11 million people are living on less than $1.90 (£1.40) a day, meaning the lives of over a million families is a daily struggle. Our livelihood and resilience-building projects are however helping communities to break out of poverty and build more stable futures.

As well as being one of the most highly populated countries, Pakistan is also host to one of the largest refugee populations worldwide. In addition to the struggle to meet the needs of the large population, vulnerable communities living in poverty are forced to contend with the effects of earthquakes and droughts year after year.

Reconstruction costs in the aftermath of these disasters have placed additional stresses on Pakistan’s fragile economy and local families’ daily lives. The impact of contaminated water sources, limited healthcare provision, and shortages of water and sanitation all contribute to communities’ daily struggle to survive.

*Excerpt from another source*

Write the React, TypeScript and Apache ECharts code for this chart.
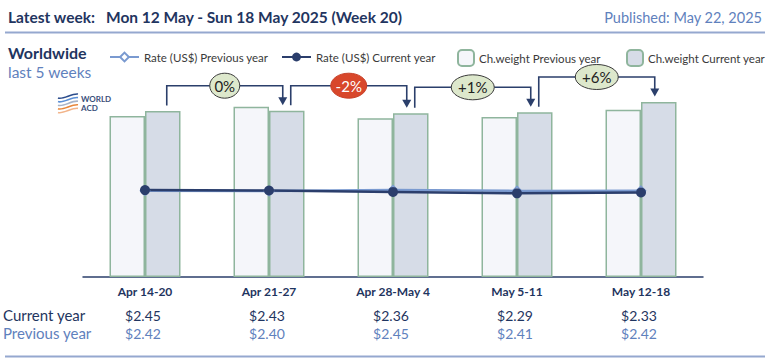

  • Life expectancy is just 66 years (World Bank, 2015)
  • 44% of children under the age of 5 suffer from stunting (UN World Food Programme, 2017)
  • Pakistan hosts around 1.4 million refugees (UNHCR, 2017)
  • Over half of the population are illiterate (UNESCO, 2014)

Islamic Relief in Pakistan

Despite these hardships people and communities hope and strive for a better future. Islamic Relief’s works with communities delivering innovative projects around climate change, livelihoods, and increasing resilience to disaster.

Our post-flood reconstruction programmes take a fully integrated approach. We have rebuilt villages, installed new water and sanitation facilities and supported communities to rebuild small businesses and housing. With firm foundations and brick walls, new homes cannot be washed away by future floods, as well as earthquake-proof roofs.

The housing reconstruction blueprint we developed in consultation with the communities affected in 2010 was also later adopted by other aid agencies. In 2005, we later received an award from the Government of Pakistan for our relief efforts during the earthquake.